American Hunger, the second part of Richard Wright’s autobiography, focuses on his life in Chicago, Illinois, from 1927 to 1937. The book was written in 1944. The Northern experience recurs as a new slave narrative. It demonstrates how modern African Americans were deceived. Wright opens the text in 1927, when nineteen-year-old Richard, his alter ego, arrives in Chicago with his Aunt Maggie. Wright juxtaposes the terms “strange” and “familiar” to express Richard’s dismay at seeing African Americans openly consort with whites in public facilities. He learns quickly that appearances are deceptive.
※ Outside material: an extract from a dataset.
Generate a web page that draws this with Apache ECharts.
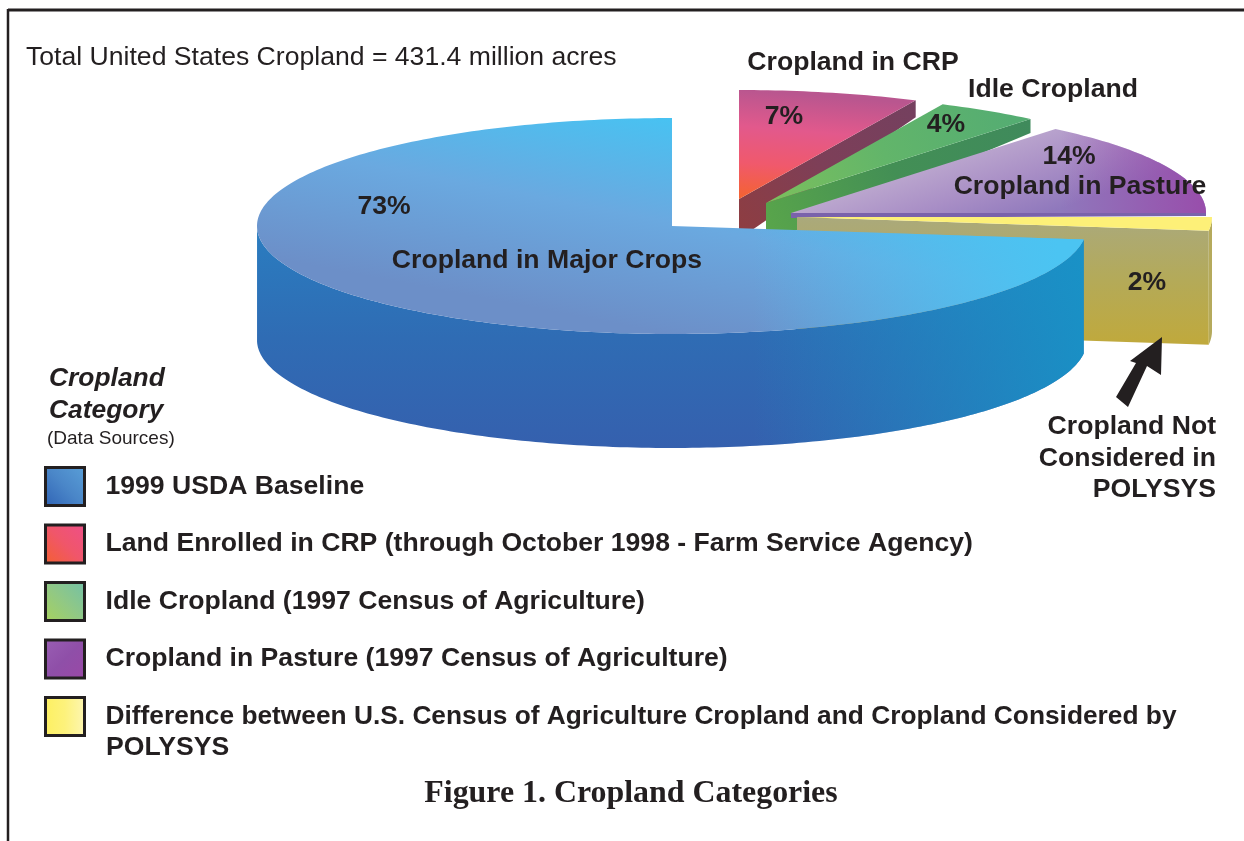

Wright employs literary naturalism to illustrate racial and environmental barriers erected by whites to imprison African Americans in modern slavery. Richard discovers that migrants have traded Southern plantations for urban ghettos. They live in the black belt of Chicago and remain racially and economically disfranchised. Richard’s economic status soon imitates that of his impoverished Southern experience. Richard earns low wages at menial jobs during the following six years. The intermittent checks from his postal service job or the relief agency barely sustain Richard’s family.
Consistent with Black Boy, Richard becomes the outsider, in conflict with his family, community, and professional affiliations. A major source of conflict is his independent thinking. His attempts at writing cause alarm to his Aunt Maggie, who believes that fiction writing and book reading serve no value unless Richard is studying law. Richard’s white employer cannot understand why an African American dishwasher would read newspapers. Once Richard joins professional writing groups, between 1933 and 1935, he discovers that his intelligence poses a threat to members of the John Reed Club of the Communist Party, the Southside Writers’ Group, and the Federal Theatre Project. They attack him for being an “intellectual” just as Southerners attacked the “smart Negro.” The Communists even label Richard a Trotskyite or traitor, and physically assault him at the May Day parade of 1936.
His freedom from slavery culminates with Richard’s resignation from the Communist Party. He takes physical flight to New York in 1937. In his ongoing quest for freedom, his psychological emancipation is the real moral to his narrative. It coincides with the successful publication of fiction, which frees Richard to write “art for art’s sake,” not propaganda, and to accelerate his “war with words.”